§ **WHAT IS REQUIRED**:
Transcribe the material exactly. Images do not belong in the copy.

§ **GIVEN DATA**:
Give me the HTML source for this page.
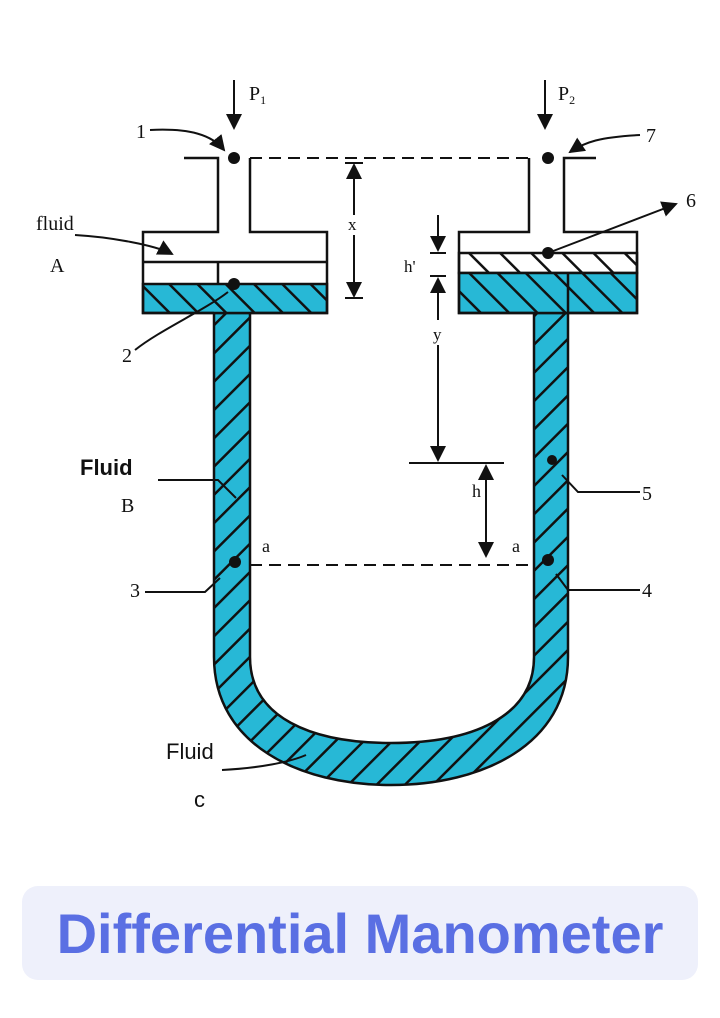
<!DOCTYPE html>
<html><head><meta charset="utf-8"><style>
html,body{margin:0;padding:0;background:#fff;}
body{width:720px;height:1018px;position:relative;overflow:hidden;}
svg{position:absolute;left:0;top:0;}
.t{position:absolute;left:22px;top:886px;width:676px;height:94px;background:#eef0fb;border-radius:16px;text-align:center;line-height:96px;font-family:"Liberation Sans",sans-serif;font-weight:bold;font-size:56px;color:#5a6fe3;}
</style></head><body>
<svg width="720" height="1018" viewBox="0 0 720 1018" font-family="Liberation Serif, serif">
<defs>
<pattern id="hb" patternUnits="userSpaceOnUse" width="20" height="20" patternTransform="rotate(-45)">
<rect width="20" height="20" fill="#27b8d6"/><rect x="0" y="0" width="20" height="2.5" fill="#111"/></pattern>
<pattern id="hf" patternUnits="userSpaceOnUse" width="20" height="20" patternTransform="rotate(45)">
<rect width="20" height="20" fill="#27b8d6"/><rect x="0" y="0" width="20" height="2.5" fill="#111"/></pattern>
<pattern id="hw" patternUnits="userSpaceOnUse" width="22" height="22" patternTransform="rotate(45)">
<rect width="22" height="22" fill="#fff"/><rect x="0" y="0" width="22" height="2.5" fill="#111"/></pattern>
<marker id="ar" markerWidth="8" markerHeight="8" refX="7" refY="4" orient="auto"><path d="M0,0 L8,4 L0,8 Z" fill="#111"/></marker>
<marker id="as" markerWidth="8" markerHeight="8" refX="1" refY="4" orient="auto"><path d="M8,0 L0,4 L8,8 Z" fill="#111"/></marker>
</defs>
<g stroke="#111" stroke-width="2.5" fill="none">
<path d="M214,313 L214,657 C214,745 300,785 391,785 C482,785 568,745 568,657 L568,313 L534,313 L534,657 C534,718 470,743 391,743 C312,743 250,718 250,657 L250,313 Z" fill="url(#hb)"/>
<rect x="143" y="284" width="184" height="29" fill="url(#hf)"/>
<path d="M184,158 H218 V232 H143 V313 H214 M250,313 H327 V232 H250 V158"/>
<line x1="143" y1="262" x2="327" y2="262"/>
<line x1="218" y1="262" x2="218" y2="284"/>
<rect x="459" y="253" width="178" height="20" fill="url(#hw)"/>
<rect x="459" y="273" width="178" height="40" fill="url(#hf)"/>
<path d="M596,158 H564 V232 H637 V313 H568 M534,313 H459 V232 H529 V158"/>
<line x1="568" y1="273" x2="568" y2="313"/>
<line x1="250" y1="158" x2="529" y2="158" stroke-dasharray="12,7" stroke-width="2"/>
<line x1="250" y1="565" x2="534" y2="565" stroke-dasharray="12,7" stroke-width="2"/>
<line x1="234" y1="80" x2="234" y2="128" marker-end="url(#ar)" stroke-width="2"/>
<line x1="545" y1="80" x2="545" y2="128" marker-end="url(#ar)" stroke-width="2"/>
<line x1="354" y1="165" x2="354" y2="215" marker-start="url(#as)" stroke-width="2"/>
<line x1="354" y1="235" x2="354" y2="296" marker-end="url(#ar)" stroke-width="2"/>
<line x1="345" y1="163" x2="363" y2="163" stroke-width="2"/>
<line x1="345" y1="298" x2="363" y2="298" stroke-width="2"/>
<line x1="438" y1="215" x2="438" y2="250" marker-end="url(#ar)" stroke-width="2"/>
<line x1="430" y1="253" x2="446" y2="253" stroke-width="2"/>
<line x1="430" y1="276" x2="446" y2="276" stroke-width="2"/>
<line x1="438" y1="279" x2="438" y2="320" marker-start="url(#as)" stroke-width="2"/>
<line x1="438" y1="345" x2="438" y2="460" marker-end="url(#ar)" stroke-width="2"/>
<line x1="409" y1="463" x2="504" y2="463" stroke-width="2"/>
<line x1="486" y1="466" x2="486" y2="556" marker-start="url(#as)" marker-end="url(#ar)" stroke-width="2"/>
<path d="M150,130 C190,128 212,135 224,150" marker-end="url(#ar)" stroke-width="2"/>
<path d="M640,135 C600,137 585,142 570,152" marker-end="url(#ar)" stroke-width="2"/>
<path d="M548,253 L676,204" marker-end="url(#ar)" stroke-width="2"/>
<path d="M75,235 C110,237 155,245 172,254" marker-end="url(#ar)" stroke-width="2"/>
<path d="M135,350 C160,330 205,310 228,292" stroke-width="2"/>
<path d="M158,480 H218 L236,498" stroke-width="2"/>
<path d="M145,592 H205 L220,578" stroke-width="2"/>
<path d="M640,590 H568 L556,574" stroke-width="2"/>
<path d="M640,492 H578 L562,475" stroke-width="2"/>
<path d="M222,770 C260,768 290,762 306,755" stroke-width="2"/>
</g>
<g fill="#111">
<circle cx="234" cy="158" r="6"/><circle cx="548" cy="158" r="6"/>
<circle cx="548" cy="253" r="6"/><circle cx="234" cy="284" r="6"/>
<circle cx="235" cy="562" r="6"/><circle cx="548" cy="560" r="6"/>
<circle cx="552" cy="460" r="5"/>
</g>
<g font-size="20" fill="#111">
<text x="249" y="100">P<tspan font-size="12" dy="4">1</tspan></text>
<text x="558" y="100">P<tspan font-size="12" dy="4">2</tspan></text>
<text x="136" y="138">1</text>
<text x="646" y="142">7</text>
<text x="686" y="207">6</text>
<text x="36" y="230">fluid</text>
<text x="50" y="272">A</text>
<text x="122" y="362">2</text>
<text x="348" y="230" font-size="17">x</text>
<text x="404" y="272" font-size="17">h'</text>
<text x="433" y="340" font-size="17">y</text>
<text x="472" y="497" font-size="18">h</text>
<text x="262" y="552" font-size="18">a</text>
<text x="512" y="552" font-size="18">a</text>
<text x="121" y="512">B</text>
<text x="130" y="597">3</text>
<text x="642" y="597">4</text>
<text x="642" y="500">5</text>
</g>
<text x="80" y="475" font-family="Liberation Sans, sans-serif" font-weight="bold" font-size="22" fill="#111">Fluid</text>
<text x="166" y="759" font-family="Liberation Sans, sans-serif" font-size="22" fill="#111">Fluid</text>
<text x="194" y="807" font-family="Liberation Sans, sans-serif" font-size="22" fill="#111">c</text>
</svg>
<div class="t">Differential Manometer</div>
</body></html>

§ **FULL SOLUTION**:
Give me the HTML source for this page.
<!DOCTYPE html>
<html><head><meta charset="utf-8"><style>
html,body{margin:0;padding:0;background:#fff;}
body{width:720px;height:1018px;position:relative;overflow:hidden;}
svg{position:absolute;left:0;top:0;}
.t{position:absolute;left:22px;top:886px;width:676px;height:94px;background:#eef0fb;border-radius:16px;text-align:center;line-height:96px;font-family:"Liberation Sans",sans-serif;font-weight:bold;font-size:56px;color:#5a6fe3;}
</style></head><body>
<svg width="720" height="1018" viewBox="0 0 720 1018" font-family="Liberation Serif, serif">
<defs>
<pattern id="hb" patternUnits="userSpaceOnUse" width="20" height="20" patternTransform="rotate(-45)">
<rect width="20" height="20" fill="#27b8d6"/><rect x="0" y="0" width="20" height="2.5" fill="#111"/></pattern>
<pattern id="hf" patternUnits="userSpaceOnUse" width="20" height="20" patternTransform="rotate(45)">
<rect width="20" height="20" fill="#27b8d6"/><rect x="0" y="0" width="20" height="2.5" fill="#111"/></pattern>
<pattern id="hw" patternUnits="userSpaceOnUse" width="22" height="22" patternTransform="rotate(45)">
<rect width="22" height="22" fill="#fff"/><rect x="0" y="0" width="22" height="2.5" fill="#111"/></pattern>
<marker id="ar" markerWidth="8" markerHeight="8" refX="7" refY="4" orient="auto"><path d="M0,0 L8,4 L0,8 Z" fill="#111"/></marker>
<marker id="as" markerWidth="8" markerHeight="8" refX="1" refY="4" orient="auto"><path d="M8,0 L0,4 L8,8 Z" fill="#111"/></marker>
</defs>
<g stroke="#111" stroke-width="2.5" fill="none">
<path d="M214,313 L214,657 C214,745 300,785 391,785 C482,785 568,745 568,657 L568,313 L534,313 L534,657 C534,718 470,743 391,743 C312,743 250,718 250,657 L250,313 Z" fill="url(#hb)"/>
<rect x="143" y="284" width="184" height="29" fill="url(#hf)"/>
<path d="M184,158 H218 V232 H143 V313 H214 M250,313 H327 V232 H250 V158"/>
<line x1="143" y1="262" x2="327" y2="262"/>
<line x1="218" y1="262" x2="218" y2="284"/>
<rect x="459" y="253" width="178" height="20" fill="url(#hw)"/>
<rect x="459" y="273" width="178" height="40" fill="url(#hf)"/>
<path d="M596,158 H564 V232 H637 V313 H568 M534,313 H459 V232 H529 V158"/>
<line x1="568" y1="273" x2="568" y2="313"/>
<line x1="250" y1="158" x2="529" y2="158" stroke-dasharray="12,7" stroke-width="2"/>
<line x1="250" y1="565" x2="534" y2="565" stroke-dasharray="12,7" stroke-width="2"/>
<line x1="234" y1="80" x2="234" y2="128" marker-end="url(#ar)" stroke-width="2"/>
<line x1="545" y1="80" x2="545" y2="128" marker-end="url(#ar)" stroke-width="2"/>
<line x1="354" y1="165" x2="354" y2="215" marker-start="url(#as)" stroke-width="2"/>
<line x1="354" y1="235" x2="354" y2="296" marker-end="url(#ar)" stroke-width="2"/>
<line x1="345" y1="163" x2="363" y2="163" stroke-width="2"/>
<line x1="345" y1="298" x2="363" y2="298" stroke-width="2"/>
<line x1="438" y1="215" x2="438" y2="250" marker-end="url(#ar)" stroke-width="2"/>
<line x1="430" y1="253" x2="446" y2="253" stroke-width="2"/>
<line x1="430" y1="276" x2="446" y2="276" stroke-width="2"/>
<line x1="438" y1="279" x2="438" y2="320" marker-start="url(#as)" stroke-width="2"/>
<line x1="438" y1="345" x2="438" y2="460" marker-end="url(#ar)" stroke-width="2"/>
<line x1="409" y1="463" x2="504" y2="463" stroke-width="2"/>
<line x1="486" y1="466" x2="486" y2="556" marker-start="url(#as)" marker-end="url(#ar)" stroke-width="2"/>
<path d="M150,130 C190,128 212,135 224,150" marker-end="url(#ar)" stroke-width="2"/>
<path d="M640,135 C600,137 585,142 570,152" marker-end="url(#ar)" stroke-width="2"/>
<path d="M548,253 L676,204" marker-end="url(#ar)" stroke-width="2"/>
<path d="M75,235 C110,237 155,245 172,254" marker-end="url(#ar)" stroke-width="2"/>
<path d="M135,350 C160,330 205,310 228,292" stroke-width="2"/>
<path d="M158,480 H218 L236,498" stroke-width="2"/>
<path d="M145,592 H205 L220,578" stroke-width="2"/>
<path d="M640,590 H568 L556,574" stroke-width="2"/>
<path d="M640,492 H578 L562,475" stroke-width="2"/>
<path d="M222,770 C260,768 290,762 306,755" stroke-width="2"/>
</g>
<g fill="#111">
<circle cx="234" cy="158" r="6"/><circle cx="548" cy="158" r="6"/>
<circle cx="548" cy="253" r="6"/><circle cx="234" cy="284" r="6"/>
<circle cx="235" cy="562" r="6"/><circle cx="548" cy="560" r="6"/>
<circle cx="552" cy="460" r="5"/>
</g>
<g font-size="20" fill="#111">
<text x="249" y="100">P<tspan font-size="12" dy="4">1</tspan></text>
<text x="558" y="100">P<tspan font-size="12" dy="4">2</tspan></text>
<text x="136" y="138">1</text>
<text x="646" y="142">7</text>
<text x="686" y="207">6</text>
<text x="36" y="230">fluid</text>
<text x="50" y="272">A</text>
<text x="122" y="362">2</text>
<text x="348" y="230" font-size="17">x</text>
<text x="404" y="272" font-size="17">h'</text>
<text x="433" y="340" font-size="17">y</text>
<text x="472" y="497" font-size="18">h</text>
<text x="262" y="552" font-size="18">a</text>
<text x="512" y="552" font-size="18">a</text>
<text x="121" y="512">B</text>
<text x="130" y="597">3</text>
<text x="642" y="597">4</text>
<text x="642" y="500">5</text>
</g>
<text x="80" y="475" font-family="Liberation Sans, sans-serif" font-weight="bold" font-size="22" fill="#111">Fluid</text>
<text x="166" y="759" font-family="Liberation Sans, sans-serif" font-size="22" fill="#111">Fluid</text>
<text x="194" y="807" font-family="Liberation Sans, sans-serif" font-size="22" fill="#111">c</text>
</svg>
<div class="t">Differential Manometer</div>
</body></html>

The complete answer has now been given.